Response to journals requiring p values
That brings me back to Dan Scharfstein’s query on what to do about journals and coauthors obsessed with significance testing. What I’ve been doing and teaching for 40 years now is reporting the CI and precise P-value and never using the word “significant” in scientific reports. When I get a paper to edit I delete all occurrences of “significant” and replace all occurrences of inequalities like “(P<0.05)” with “(P=p)” where p is whatever the P-value is (e.g., 0.03), unless p is so small that it’s beyond the numeric precision of the approximation used to get it (which means we may end up with “P<0.0001”). And of course I include or request interval estimates for the measures under study.

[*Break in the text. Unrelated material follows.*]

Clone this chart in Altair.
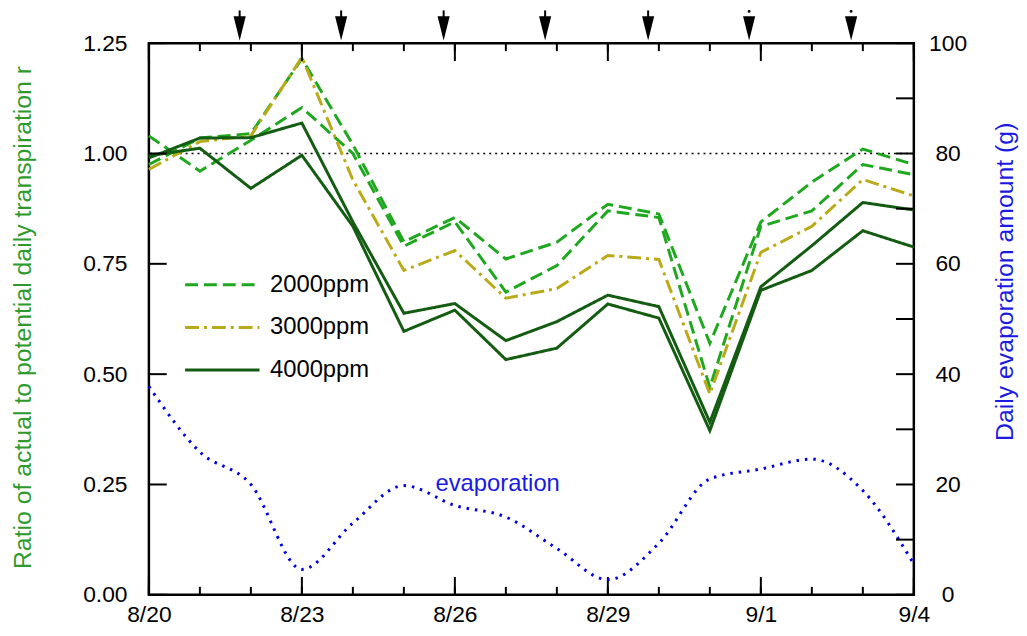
import altair as alt
import pandas as pd

# ---------------- data ----------------
date_labels = ["8/20", "8/21", "8/22", "8/23", "8/24", "8/25", "8/26", "8/27",
               "8/28", "8/29", "8/30", "8/31", "9/1", "9/2", "9/3", "9/4"]
days = list(range(16))

r_2000_a = [1.04, 0.96, 1.03, 1.104, 1.00, 0.790, 0.845, 0.686, 0.746, 0.870, 0.855, 0.47, 0.835, 0.870, 0.975, 0.952]
r_2000_b = [0.975, 1.035, 1.045, 1.215, 1.02, 0.800, 0.855, 0.761, 0.799, 0.885, 0.863, 0.57, 0.845, 0.935, 1.010, 0.975]
r_3000 = [0.964, 1.027, 1.04, 1.218, 0.94, 0.735, 0.780, 0.672, 0.694, 0.769, 0.760, 0.455, 0.776, 0.835, 0.941, 0.904]
r_4000_a = [0.99, 1.035, 1.036, 1.069, 0.845, 0.638, 0.660, 0.576, 0.619, 0.679, 0.653, 0.391, 0.698, 0.791, 0.889, 0.872]
r_4000_b = [0.995, 1.012, 0.921, 0.996, 0.835, 0.597, 0.645, 0.533, 0.559, 0.659, 0.627, 0.372, 0.690, 0.735, 0.825, 0.788]

evaporation_g = [37.8, 25.9, 20.0, 4.6, 13.0, 19.8, 16.2, 14.1, 8.4, 2.75, 9.35, 21.0, 22.8, 24.6, 18.9, 5.6]

arrow_days = [1.78, 3.77, 5.78, 7.77, 9.79, 11.77, 13.77]
arrow_kind = ["stem", "stem", "stem", "stem", "stem", "dot", "dot"]

treatments = ["2000ppm", "3000ppm", "4000ppm"]
treatment_colors = ["#1fa81f", "#b8aa18", "#135c12"]
treatment_dashes = [[13, 6], [14, 5, 3, 5], [1, 0]]

major_days = [0, 3, 6, 9, 12, 15]
left_tick_values = [0, 0.25, 0.5, 0.75, 1.0, 1.25]
right_tick_values = [0, 10, 20, 30, 40, 50, 60, 70, 80, 90, 100]
right_label_values = [0, 20, 40, 60, 80, 100]
reference_level = [1.0]
evap_label_day = [5.62]
evap_label_value = [20.0]

# ---------------- tables ----------------
series = [("2000a", "2000ppm", r_2000_a), ("2000b", "2000ppm", r_2000_b),
          ("3000", "3000ppm", r_3000),
          ("4000a", "4000ppm", r_4000_a), ("4000b", "4000ppm", r_4000_b)]
rows = []
for name, treat, vals in series:
    for d, v in zip(days, vals):
        rows.append({"day": d, "r": v, "treatment": treat, "series": name})
df_lines = pd.DataFrame(rows)
df_evap = pd.DataFrame({"day": days, "g": evaporation_g})
df_arrows = pd.DataFrame({"day": arrow_days, "kind": arrow_kind})
df_major = pd.DataFrame({"day": major_days})
df_minor = pd.DataFrame({"day": days})
df_left = pd.DataFrame({"r": left_tick_values})
df_right = pd.DataFrame({"g": right_tick_values})
df_ref = pd.DataFrame({"r": reference_level})
df_evlab = pd.DataFrame({"day": evap_label_day, "g": evap_label_value})

W, H = 771, 556
FONT = "Liberation Sans"
xscale = alt.Scale(domain=[0, 15], nice=False, zero=False)
yl = alt.Scale(domain=[0, 1.25], nice=False)
yr = alt.Scale(domain=[0, 100], nice=False)
label_expr = "[" + ",".join("'%s'" % s for s in date_labels) + "][datum.value]"

x_axis = alt.Axis(values=major_days, labelExpr=label_expr, ticks=False, tickSize=0, domain=False,
                  grid=False, labelPadding=9, labelFontSize=23, labelFont=FONT,
                  labelFlush=False, labelColor="black", title=None)
left_axis = alt.Axis(values=left_tick_values, format=".2f", ticks=False, tickSize=0, domain=False,
                     grid=False, labelPadding=22, labelFontSize=23, labelFont=FONT,
                     labelFlush=False, labelColor="black",
                     title="Ratio of actual to potential daily transpiration r",
                     titleColor="#2e9a2e", titleFontSize=25, titleFont=FONT,
                     titleFontWeight="normal", titleAngle=270, titleX=-114, titleY=276,
                     titleBaseline="bottom", titleAlign="center")
right_axis = alt.Axis(orient="right", values=right_label_values, ticks=False, tickSize=0,
                      domain=False, grid=False, labelPadding=34, labelAlign="center",
                      labelFlush=False, labelFontSize=23, labelFont=FONT, labelColor="black",
                      title="Daily evaporation amount (g)", titleColor="#1a1ae0",
                      titleFontSize=25, titleFont=FONT, titleFontWeight="normal",
                      titleAngle=270, titleX=104, titleY=240, titleBaseline="bottom",
                      titleAlign="center")

X = alt.X("day:Q", scale=xscale, axis=x_axis)
YL = alt.Y("r:Q", scale=yl, axis=left_axis)
YR = alt.Y("g:Q", scale=yr, axis=right_axis)

legend = alt.Legend(title=None, orient="none", legendX=35, legendY=223,
                    symbolType="stroke", symbolSize=5625, symbolStrokeWidth=3,
                    labelFontSize=24, labelFont=FONT, labelColor="black",
                    clipHeight=41, rowPadding=2, padding=0, labelOffset=9)

lines = alt.Chart(df_lines).mark_line(strokeWidth=3).encode(
    x=X, y=YL,
    color=alt.Color("treatment:N", scale=alt.Scale(domain=treatments, range=treatment_colors),
                    legend=legend),
    strokeDash=alt.StrokeDash("treatment:N",
                              scale=alt.Scale(domain=treatments, range=treatment_dashes),
                              legend=legend),
    detail="series:N",
)

ref = alt.Chart(df_ref).mark_rule(color="black", strokeDash=[2, 4], strokeWidth=1.6).encode(y=YL)

def xtick(df, y0, y1):
    return alt.Chart(df).mark_rule(color="black", strokeWidth=2).encode(
        x=X, y=alt.value(y0), y2=alt.value(y1))

bottom_major = xtick(df_major, H, H - 18)
bottom_minor = xtick(df_minor, H, H - 8)
top_major = xtick(df_major, 0, 18)
top_minor = xtick(df_minor, 0, 8)

left_ticks = alt.Chart(df_left).mark_rule(color="black", strokeWidth=2).encode(
    y=YL, x=alt.value(0), x2=alt.value(18))

stems = alt.Chart(df_arrows).transform_filter(alt.datum.kind == "stem").mark_rule(
    color="black", strokeWidth=2).encode(x=X, y=alt.value(-33), y2=alt.value(-24))
dots = alt.Chart(df_arrows).transform_filter(alt.datum.kind == "dot").mark_point(
    shape="circle", filled=True, color="black", size=8, opacity=1).encode(
    x=X, y=alt.value(-32))
heads = alt.Chart(df_arrows).mark_point(
    shape="M-0.5,-1L0.5,-1L0,1Z", filled=True, color="black", size=600, opacity=1,
    strokeWidth=0).encode(x=X, y=alt.value(-15))

left_group = alt.layer(ref, lines, bottom_major, bottom_minor, top_major, top_minor,
                       left_ticks, stems, dots, heads)

evap = alt.Chart(df_evap).mark_line(color="#0000dd", strokeWidth=3, strokeDash=[2.5, 6],
                                    interpolate="monotone").encode(x=X, y=YR)

evap_text = alt.Chart(df_evlab).mark_text(text="evaporation", color="#1a1ae0", fontSize=24,
                                          font=FONT, align="left", baseline="middle").encode(
    x=X, y=YR)

right_ticks = alt.Chart(df_right).mark_rule(color="black", strokeWidth=2).encode(
    y=YR, x=alt.value(W), x2=alt.value(W - 18))

right_group = alt.layer(evap, evap_text, right_ticks)

chart = alt.layer(left_group, right_group).resolve_scale(y="independent").properties(
    width=W, height=H,
    autosize=alt.AutoSizeParams(type="none"),
    padding={"left": 142, "top": 33, "right": 106, "bottom": 31},
    background="white",
).configure_view(stroke="black", strokeWidth=2.5)

chart.save("out.html", embed_options={"renderer": "svg", "actions": False})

Only once in 40 years and about 200 reports have I had to remove my name from a paper because the authors or editors would not go along with this type of editing. And in all those battles I did not even have the 2016 ASA Statement and its Supplement 1 to back me up! Although I did supply recalcitrant coauthors and editors copies of articles advising display and focus on precise P-values. One strategy I’ve since come up with to deal with those hooked on “the crack pipe of significance testing” (as Poole once put it) is to add alongside every p value for the null a p value for a relevant alternative, so that for example their “estimated OR=1.7 (p=0.06, indicating no significant effect)” would become “estimated OR=1.7 (p=0.06 for OR=1, p=0.20 for OR=2, indicating inconclusive results).” So far every time they cave to showing just the CI in parens instead, with no “significance” comment.